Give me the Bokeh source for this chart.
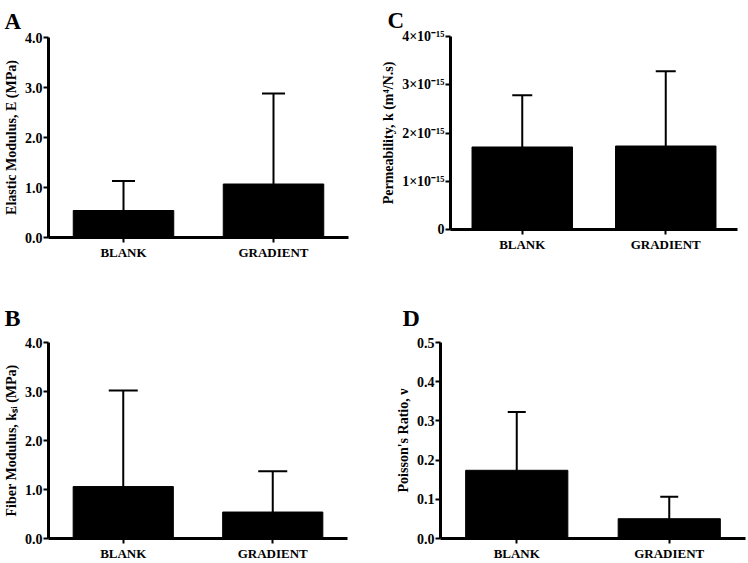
from bokeh.plotting import figure
from bokeh.models import (Range1d, FixedTicker, Whisker, TeeHead,
                          ColumnDataSource, Title, NumeralTickFormatter)
from bokeh.layouts import row, column
from bokeh.embed import file_html
from bokeh.resources import INLINE

# ---------------- data ----------------
groups = ["BLANK", "GRADIENT"]

elastic_mean = [0.54, 1.07]
elastic_sd = [0.59, 1.81]
elastic_ticks = [0.0, 1.0, 2.0, 3.0, 4.0]

fiber_mean = [1.06, 0.54]
fiber_sd = [1.96, 0.83]
fiber_ticks = [0.0, 1.0, 2.0, 3.0, 4.0]

perm_mean = [1.71e-15, 1.73e-15]
perm_sd = [1.07e-15, 1.55e-15]
perm_ticks = [0, 1e-15, 2e-15, 3e-15, 4e-15]
perm_tick_labels = ["0", "1×10⁻¹⁵", "2×10⁻¹⁵", "3×10⁻¹⁵", "4×10⁻¹⁵"]

poisson_mean = [0.174, 0.0505]
poisson_sd = [0.149, 0.056]
poisson_ticks = [0.0, 0.1, 0.2, 0.3, 0.4, 0.5]

FONT = "Liberation Serif"


def panel(letter, means, sds, ticks, ylabel, w, h, bl, br, bt, bb, bar_w,
          letter_dx, letter_standoff, letter_size, cap, tick_labels=None,
          fmt="0.0"):
    ymax = ticks[-1]
    n = len(groups)
    centers = [i + 0.5 for i in range(n)]

    p = figure(x_range=Range1d(0, n), y_range=Range1d(0, ymax),
               width=w, height=h, output_backend="svg", toolbar_location=None,
               min_border_left=bl, min_border_right=br,
               min_border_top=bt, min_border_bottom=bb,
               title=Title(text=letter, align="left", offset=letter_dx,
                           standoff=letter_standoff, text_font=FONT,
                           text_font_style="bold", text_font_size=letter_size,
                           text_color="black"))
    p.outline_line_color = None
    p.grid.visible = False
    p.background_fill_color = "white"
    p.border_fill_color = "white"

    src = ColumnDataSource(dict(x=centers, top=means,
                                upper=[m + s for m, s in zip(means, sds)]))
    p.vbar(x="x", top="top", width=bar_w, source=src,
           fill_color="black", line_color="black")
    wh = Whisker(base="x", lower="top", upper="upper", source=src,
                 line_width=2, line_color="black",
                 upper_head=TeeHead(size=cap, line_width=2, line_color="black"),
                 lower_head=None)
    p.add_layout(wh)

    xa = p.xaxis[0]
    xa.ticker = FixedTicker(ticks=centers)
    xa.major_label_overrides = {c: g for c, g in zip(centers, groups)}

    ya = p.yaxis[0]
    ya.ticker = FixedTicker(ticks=ticks)
    if tick_labels is not None:
        ya.major_label_overrides = {t: l for t, l in zip(ticks, tick_labels)}
    else:
        ya.formatter = NumeralTickFormatter(format=fmt)
    ya.axis_label = ylabel

    for ax in (xa, ya):
        ax.axis_line_width = 3
        ax.axis_line_color = "black"
        ax.major_tick_line_width = 2
        ax.major_tick_line_color = "black"
        ax.major_tick_in = 0
        ax.major_tick_out = 5
        ax.minor_tick_line_color = None
        ax.major_label_text_font = FONT
        ax.major_label_text_font_style = "bold"
        ax.major_label_text_color = "black"
        ax.axis_label_text_font = FONT
        ax.axis_label_text_font_style = "bold"
        ax.axis_label_text_color = "black"
        ax.axis_label_text_font_size = "14px"
    ya.major_label_text_font_size = "14px"
    ya.major_label_standoff = 1
    ya.axis_label_standoff = 3
    xa.major_label_text_font_size = "13px"
    xa.major_label_standoff = 2
    return p


pA = panel("A", elastic_mean, elastic_sd, elastic_ticks,
           "Elastic Modulus, E (MPa)", 374, 280, 47, 26, 37, 43, 0.67,
           -44, 8, "23px", 23)
pB = panel("B", fiber_mean, fiber_sd, fiber_ticks,
           "Fiber Modulus, kₛᵢ (MPa)", 374, 283, 47, 27, 62, 23, 0.67,
           -44, 23, "24px", 29)
pC = panel("C", perm_mean, perm_sd, perm_ticks,
           "Permeability, k (m⁴/N.s)", 374, 280, 76, 11, 36, 51, 0.7,
           -63, 8, "23px", 20, tick_labels=perm_tick_labels)
pD = panel("D", poisson_mean, poisson_sd, poisson_ticks,
           "Poisson's Ratio, ν", 374, 283, 66, 3, 62, 20, 0.67,
           -38, 23, "24px", 18)

layout = row(column(column(pA), column(pB)), column(column(pC), column(pD)))

open("out.html", "w").write(file_html(layout, INLINE))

- [GIVEN EXERCISE]: Write out the material above once more, exactly as it reads, with no pictures.

- [RESULT BELOW]:
Give me the Bokeh source for this chart.
from bokeh.plotting import figure
from bokeh.models import (Range1d, FixedTicker, Whisker, TeeHead,
                          ColumnDataSource, Title, NumeralTickFormatter)
from bokeh.layouts import row, column
from bokeh.embed import file_html
from bokeh.resources import INLINE

# ---------------- data ----------------
groups = ["BLANK", "GRADIENT"]

elastic_mean = [0.54, 1.07]
elastic_sd = [0.59, 1.81]
elastic_ticks = [0.0, 1.0, 2.0, 3.0, 4.0]

fiber_mean = [1.06, 0.54]
fiber_sd = [1.96, 0.83]
fiber_ticks = [0.0, 1.0, 2.0, 3.0, 4.0]

perm_mean = [1.71e-15, 1.73e-15]
perm_sd = [1.07e-15, 1.55e-15]
perm_ticks = [0, 1e-15, 2e-15, 3e-15, 4e-15]
perm_tick_labels = ["0", "1×10⁻¹⁵", "2×10⁻¹⁵", "3×10⁻¹⁵", "4×10⁻¹⁵"]

poisson_mean = [0.174, 0.0505]
poisson_sd = [0.149, 0.056]
poisson_ticks = [0.0, 0.1, 0.2, 0.3, 0.4, 0.5]

FONT = "Liberation Serif"


def panel(letter, means, sds, ticks, ylabel, w, h, bl, br, bt, bb, bar_w,
          letter_dx, letter_standoff, letter_size, cap, tick_labels=None,
          fmt="0.0"):
    ymax = ticks[-1]
    n = len(groups)
    centers = [i + 0.5 for i in range(n)]

    p = figure(x_range=Range1d(0, n), y_range=Range1d(0, ymax),
               width=w, height=h, output_backend="svg", toolbar_location=None,
               min_border_left=bl, min_border_right=br,
               min_border_top=bt, min_border_bottom=bb,
               title=Title(text=letter, align="left", offset=letter_dx,
                           standoff=letter_standoff, text_font=FONT,
                           text_font_style="bold", text_font_size=letter_size,
                           text_color="black"))
    p.outline_line_color = None
    p.grid.visible = False
    p.background_fill_color = "white"
    p.border_fill_color = "white"

    src = ColumnDataSource(dict(x=centers, top=means,
                                upper=[m + s for m, s in zip(means, sds)]))
    p.vbar(x="x", top="top", width=bar_w, source=src,
           fill_color="black", line_color="black")
    wh = Whisker(base="x", lower="top", upper="upper", source=src,
                 line_width=2, line_color="black",
                 upper_head=TeeHead(size=cap, line_width=2, line_color="black"),
                 lower_head=None)
    p.add_layout(wh)

    xa = p.xaxis[0]
    xa.ticker = FixedTicker(ticks=centers)
    xa.major_label_overrides = {c: g for c, g in zip(centers, groups)}

    ya = p.yaxis[0]
    ya.ticker = FixedTicker(ticks=ticks)
    if tick_labels is not None:
        ya.major_label_overrides = {t: l for t, l in zip(ticks, tick_labels)}
    else:
        ya.formatter = NumeralTickFormatter(format=fmt)
    ya.axis_label = ylabel

    for ax in (xa, ya):
        ax.axis_line_width = 3
        ax.axis_line_color = "black"
        ax.major_tick_line_width = 2
        ax.major_tick_line_color = "black"
        ax.major_tick_in = 0
        ax.major_tick_out = 5
        ax.minor_tick_line_color = None
        ax.major_label_text_font = FONT
        ax.major_label_text_font_style = "bold"
        ax.major_label_text_color = "black"
        ax.axis_label_text_font = FONT
        ax.axis_label_text_font_style = "bold"
        ax.axis_label_text_color = "black"
        ax.axis_label_text_font_size = "14px"
    ya.major_label_text_font_size = "14px"
    ya.major_label_standoff = 1
    ya.axis_label_standoff = 3
    xa.major_label_text_font_size = "13px"
    xa.major_label_standoff = 2
    return p


pA = panel("A", elastic_mean, elastic_sd, elastic_ticks,
           "Elastic Modulus, E (MPa)", 374, 280, 47, 26, 37, 43, 0.67,
           -44, 8, "23px", 23)
pB = panel("B", fiber_mean, fiber_sd, fiber_ticks,
           "Fiber Modulus, kₛᵢ (MPa)", 374, 283, 47, 27, 62, 23, 0.67,
           -44, 23, "24px", 29)
pC = panel("C", perm_mean, perm_sd, perm_ticks,
           "Permeability, k (m⁴/N.s)", 374, 280, 76, 11, 36, 51, 0.7,
           -63, 8, "23px", 20, tick_labels=perm_tick_labels)
pD = panel("D", poisson_mean, poisson_sd, poisson_ticks,
           "Poisson's Ratio, ν", 374, 283, 66, 3, 62, 20, 0.67,
           -38, 23, "24px", 18)

layout = row(column(column(pA), column(pB)), column(column(pC), column(pD)))

open("out.html", "w").write(file_html(layout, INLINE))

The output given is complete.